Sorry ... my mistake ... its a *Yorkfield* based *Core 2 Quad. 
*
You can have a look at the following link for all the Core 2 architectures used.
*en.wikipedia.org/wiki/Core_2


----------



## amitash (Feb 27, 2008)

who said u can overclock a GO Q6600 to 3Ghz on stock??i OCd mine to 2.7 and the temps went above 75C under load...now ivw got a thermalright ultra 120 extreme and its now OCd to 3Ghz at only 48C load temps...


----------



## sg1 (Feb 27, 2008)

shadow2get said:


> Intel will be releasing the 45nm Penryn Quad Core Processors in March.
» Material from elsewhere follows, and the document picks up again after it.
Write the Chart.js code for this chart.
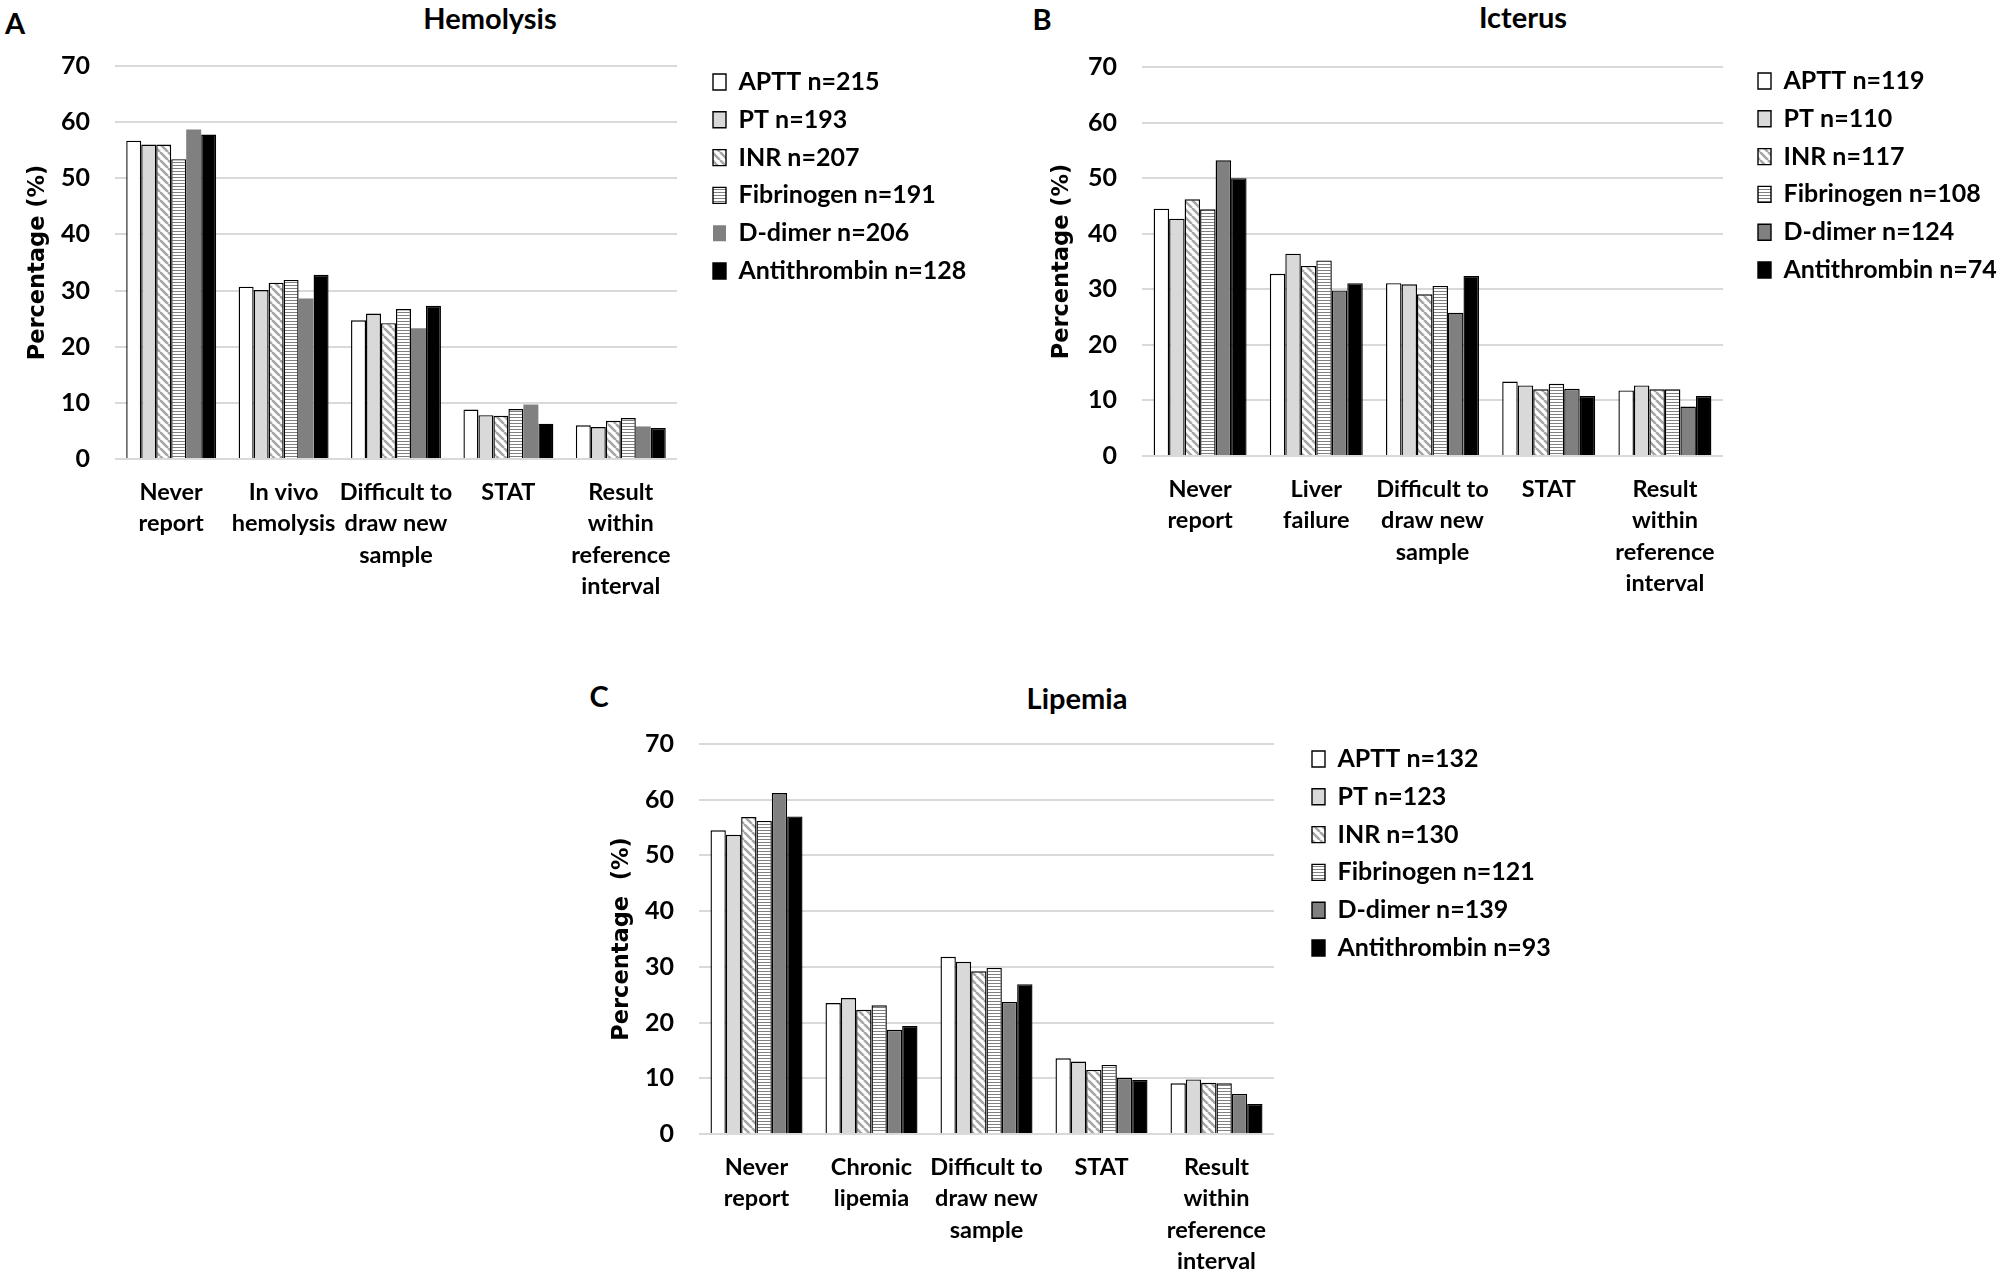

Why don't you buy that instead of Q6600. It will be very good for overclocking. It aslo has FSB of 1333, more L2 Cache & consumes lesser power.
> 
> Here is the link from Wikipedia about the same:
> *en.wikipedia.org/wiki/List_of_future_Intel_Core_2_microprocessors#.22Yorkfield.22_.2845_nm.29
> ...


Thanks again guys for your help/advice 

Now comes the issue of price into the situation!!! -
I don't know what it's like in your country but... the higher you go with CPU power in UK, the difference between Intel and AMD plays a vital role in decisions on purchase!! For example-The Intel Q6850 at a local PC supplier is £677.98 !!!  Does that sound right?


----------



## Gigacore (Feb 27, 2008)

£677.98 is way too high for a average Indian


----------



## sg1 (Feb 27, 2008)

Gigacore said:


> £677.98 is way too high for a average Indian


That's exactly my point with the Intels price structure!!!

I don't mind paying the price for hardware if it's justified but I truely feel that the reason Intel charge so much is because "hardcore Intel lovers" are willing to pay the pricetag instead of looking for alternatives in the AMD world!!!

Don't get me wrong!!.... Intel make *GREAT* chips, but *what can justify such a price difference between two similar spec CPU's from the two main competitors?? *Because as far as I can tell(through reviews,clients etc) they both seem to be reliable/stable companies both dedicated to providing quality hardware to us- the customer


----------



## darklord (Feb 27, 2008)

amitash said:


> who said u can overclock a GO Q6600 to 3Ghz on stock??i OCd mine to 2.7 and the temps went above 75C under load...now ivw got a thermalright ultra 120 extreme and its now OCd to 3Ghz at only 48C load temps...


G0 can easily clock upto 3GHz on stock cooler, B3 cant


----------